Even if they have reproduced.

The ACLU of Washington has weighed in with a letter to the city attorney, noting the foundation of state and federal law establishing school districts’ authority to require vaccinations (with exemptions); public health officials’ right to determine quarantine requirements; state and federal authority over curriculum and graduation requirements; and other pesky legal, practical and ethical obstacles.

“We write because, as I am sure you recognize, if adopted, this ordinance purports to override federal and state law, would seriously misinform your residents, and would sow confusion and promote illegal action,” wrote William Block, a volunteer attorney for the ACLU.
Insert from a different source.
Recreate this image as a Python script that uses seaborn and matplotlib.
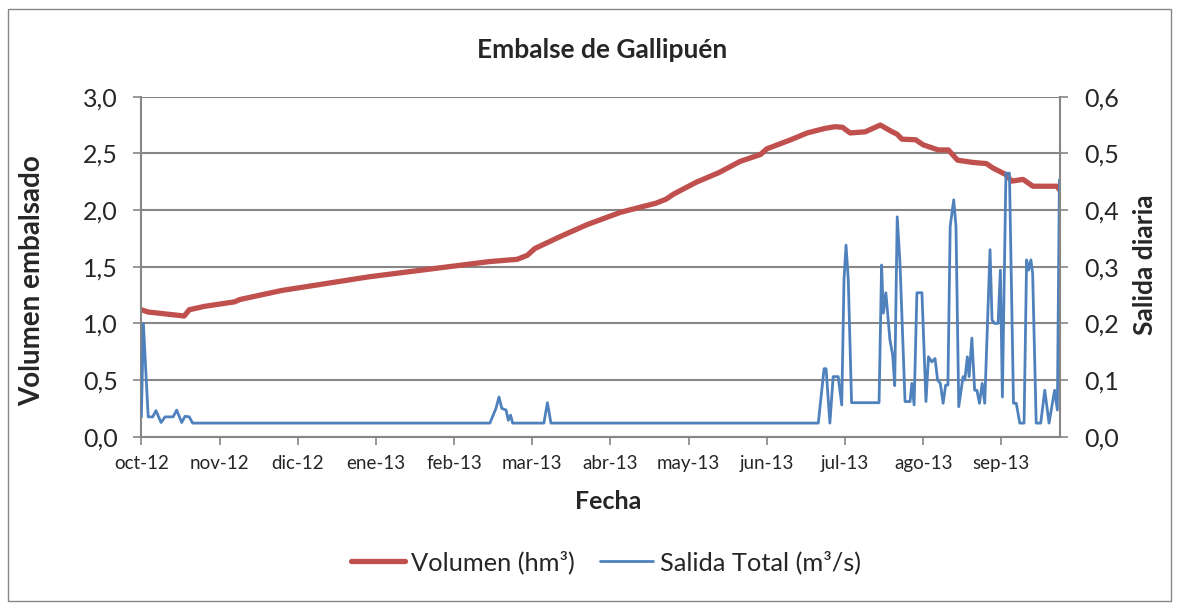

A key issue here revolves around teenage girls and sex, and the desire of some parents to control their daughters’ health care. (When it comes to the continuing cycle of culture-war sexual panics, there is always less panic about sons.) Pace cites examples of parents who are outraged that a teenage girl can get birth control or an abortion without her parents’ permission.
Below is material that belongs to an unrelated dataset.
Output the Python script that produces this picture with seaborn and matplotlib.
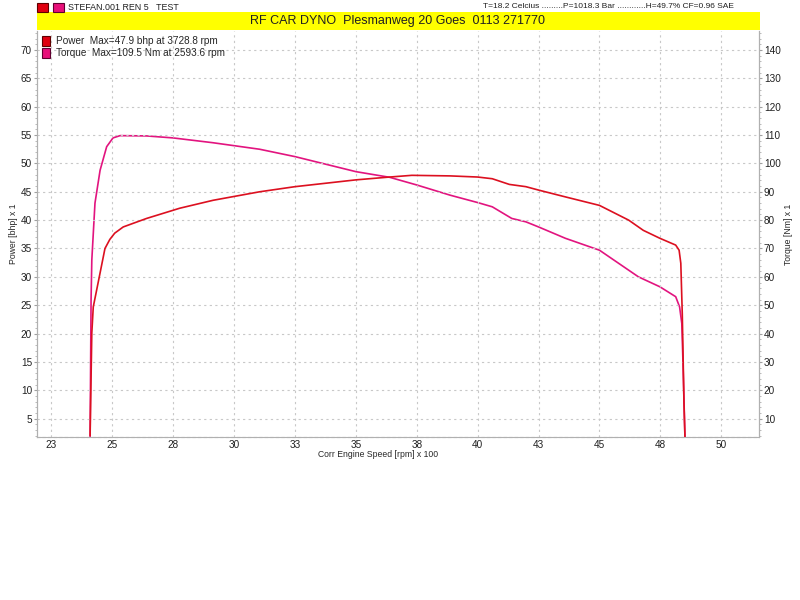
import matplotlib
matplotlib.use("Agg")
import matplotlib.pyplot as plt
from matplotlib.patches import Rectangle, Patch
from matplotlib.ticker import MultipleLocator
import seaborn as sns
import pandas as pd

# Power curve (rpm x 100, bhp)
power_rpm = [24.09, 24.16, 24.22, 24.5, 24.7, 24.9, 25.1, 25.45, 26.41, 27.77, 29.14,
             31.05, 32.5, 35.0, 36.39, 37.3, 38.87, 40.0, 40.6, 41.3, 41.98, 42.5,
             43.6, 45.0, 46.2, 46.8, 47.48, 48.13, 48.27, 48.34, 48.40, 48.47, 48.51]
power_bhp = [2.0, 20.1, 24.7, 30.7, 35.0, 36.6, 37.7, 38.8, 40.3, 42.1, 43.5,
             45.0, 45.9, 47.1, 47.6, 47.9, 47.8, 47.6, 47.3, 46.3, 45.9, 45.3,
             44.1, 42.6, 40.0, 38.2, 36.8, 35.6, 34.7, 32.4, 23.5, 7.7, 1.8]

# Torque curve (rpm x 100, Nm)
torque_rpm = [24.09, 24.13, 24.16, 24.29, 24.5, 24.77, 25.03, 25.32, 26.4, 27.49, 29.13,
              31.05, 32.5, 35.0, 36.39, 37.5, 38.87, 40.0, 40.6, 41.4, 41.98, 42.5,
              43.6, 45.0, 45.8, 46.6, 47.48, 48.13, 48.29, 48.38, 48.43, 48.51]
torque_nm = [3.6, 52.0, 65.9, 86.0, 97.6, 105.9, 109.0, 109.8, 109.7, 109.0, 107.3,
             105.0, 102.4, 97.1, 95.1, 92.4, 88.8, 86.2, 84.7, 80.6, 79.4, 77.6,
             73.6, 69.4, 64.7, 60.0, 56.5, 53.0, 49.4, 43.6, 29.6, 3.6]

x_ticks = [22.5, 25, 27.5, 30, 32.5, 35, 37.5, 40, 42.5, 45, 47.5, 50]
x_tick_labels = ["23", "25", "28", "30", "33", "35", "38", "40", "43", "45", "48", "50"]
power_ticks = list(range(5, 75, 5))
torque_ticks = list(range(10, 150, 10))

power_color = "#dc1020"
torque_color = "#e2147f"
grid_color = "#c8c8c8"

sns.set_style("white")
plt.rcParams["font.family"] = ["Liberation Sans", "DejaVu Sans"]

fig = plt.figure(figsize=(8, 6), dpi=100)
ax = fig.add_axes([37 / 800, 1 - 437 / 600, 722 / 800, 406 / 600])
ax2 = ax.twinx()

df_p = pd.DataFrame({"rpm": power_rpm, "val": power_bhp})
df_t = pd.DataFrame({"rpm": torque_rpm, "val": torque_nm})
sns.lineplot(data=df_p, x="rpm", y="val", ax=ax, color=power_color, lw=1.2,
             sort=False, estimator=None)
sns.lineplot(data=df_t, x="rpm", y="val", ax=ax2, color=torque_color, lw=1.2,
             sort=False, estimator=None)

ax.set_xlim(21.91, 51.55)
ax.set_ylim(1.76, 73.35)
ax2.set_ylim(3.52, 146.7)

ax.set_xticks(x_ticks)
ax.set_xticklabels(x_tick_labels)
ax.set_yticks(power_ticks)
ax2.set_yticks(torque_ticks)
ax.yaxis.set_minor_locator(MultipleLocator(1))
ax2.yaxis.set_minor_locator(MultipleLocator(2))

for a in (ax, ax2):
    a.tick_params(axis="both", which="major", labelsize=7.2, length=2,
                  color="#a0a0a0", pad=1.5, labelcolor="#202020")
    a.tick_params(axis="both", which="minor", length=1.5, color="#b0b0b0")
    for s in a.spines.values():
        s.set_color("#b0b0b0")
        s.set_linewidth(0.8)
    a.spines["top"].set_visible(False)
ax.spines["bottom"].set_linestyle((0, (2, 3)))
ax.tick_params(axis="x", which="both", length=0, pad=2.5)

ax.grid(True, which="major", color=grid_color, linestyle=(0, (2, 3)), lw=0.8)
ax2.grid(False)
ax.set_zorder(ax2.get_zorder() + 1)
ax.patch.set_visible(False)

ax.set_xlabel("Corr Engine Speed [rpm] x 100", fontsize=6.2)
ax.xaxis.set_label_coords(0.473, -0.031)
ax.set_ylabel("Power [bhp] x 1", fontsize=6.2, labelpad=2)
ax2.set_ylabel("Torque [Nm] x 1", fontsize=6.2, labelpad=2)

handles = [Patch(facecolor="#e00010", edgecolor="#600000", lw=0.8),
           Patch(facecolor="#e8107a", edgecolor="#600030", lw=0.8)]
labels = ["Power  Max=47.9 bhp at 3728.8 rpm", "Torque  Max=109.5 Nm at 2593.6 rpm"]
ax.legend(handles, labels, loc="upper left", bbox_to_anchor=(0.0, 1.0), frameon=False,
          fontsize=7.2, handlelength=0.8, handleheight=1.1, handletextpad=0.6,
          labelspacing=0.2, borderaxespad=0.3, borderpad=0.2)

# header: yellow banner and info line
fig.add_artist(Rectangle((37 / 800, 1 - 30 / 600), 723 / 800, 18 / 600,
                         transform=fig.transFigure, facecolor="#ffff00", edgecolor="none"))
fig.text(398 / 800, 1 - 21 / 600, "RF CAR DYNO  Plesmanweg 20 Goes  0113 271770",
         ha="center", va="center", fontsize=9, color="#202020")
fig.add_artist(Rectangle((37 / 800, 1 - 12 / 600), 11 / 800, 9 / 600,
                         transform=fig.transFigure, facecolor="#e00010", edgecolor="#600000", lw=0.8))
fig.add_artist(Rectangle((53 / 800, 1 - 12 / 600), 11 / 800, 9 / 600,
                         transform=fig.transFigure, facecolor="#e8107a", edgecolor="#600030", lw=0.8))
fig.text(68 / 800, 1 - 7.5 / 600, "STEFAN.001 REN 5   TEST", ha="left", va="center",
         fontsize=6.4, color="#202020")
fig.text(483 / 800, 1 - 6.5 / 600,
         "T=18.2 Celcius .........P=1018.3 Bar ............H=49.7% CF=0.96 SAE",
         ha="left", va="center", fontsize=6.0, color="#202020")

fig.savefig("out.png", dpi=100)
But the ACLU notes that a number of state statutes give older minors legal control over their own health care – including decisions about whether to have an abortion or get tested for STDs or undergo mental health counseling. “Mature minors” have rights, too.

While most of us would agree that we want to make the key decisions for our children and families – as opposed to the big, bad, sexually permissive government – most of us also know that some children need to be protected from parents. This is just a fact.

We know we should be careful about spreading disease, even if not every parent believes it. We know that there are older teenagers whose rights extend beyond those of a 5-year-old or a 10-year-old – that maturing juveniles have rights of their own, including expanding sovereignty over their own bodies.

Pace said opponents of the measure seem to think parents have no rights at all, which strikes me as hyperbolic. Does anyone believe parents should have no rights at all? Some of the concerns Pace said he’d heard aren’t accurate – for example, he said a mother he knew was told by a high school official that her child was required to take a sex education course to graduate. There is no such state or district requirement, and students can opt out of the single reproductive-health segment of the health curriculum.

As for parents “protecting” their kids from “transgendered” people in bathrooms, Pace sees it as straightforward.

“What this is about, is parents, especially parents of young daughters, their feeling that if their daughter is in the girls’ restroom and somebody comes in who they feel is really a male, they want to be able to say, ‘Hey, would you mind waiting a minute?’ ” he said.

Pace, as I said, is a genial sort. He imagines very friendly outcomes.

I’m more concerned about the other end of the spectrum: Is there any check on parental authority? Does a child have rights, independent of a parent? Any point at which others – whoever they may be – have a right to determine that a parent’s wishes are wrong?

Pace said abuse is where he draws the line. He said his proposal is not meant to prevent abuse reporting by school or health care officials. It’s so broadly drawn, though, that it would be hard to see how abuse didn’t fall squarely under a parent’s authority – which is described repeatedly as “complete.”

Across the border in Idaho – Spokane Valley’s ideological soul mate – parental rights are a popular political issue, as well. Part of the No-It-Damn-Well-Does-Not-Take-A-Village movement.

Lawmakers there have repeatedly resisted efforts to make it a crime to fail to obtain health care for a gravely sick child, on the grounds of religious belief. This is not hypothetical: Children from one religious community near Boise, the Followers of Christ, die regularly because their parents believe modern medicine is evil.

So when their children die from simple infections – it’s a question of parental rights. When their kids die from untreated diabetes – parental rights. If an infant can’t breathe and the parents don’t bother visiting an emergency room – you guessed it.

Would Pace go that far? He said it was an extreme example, outside of the considerations of his proposal.

“When it gets to those extreme cases, I’m really not sure,” he said. “I don’t have an opinion on that.”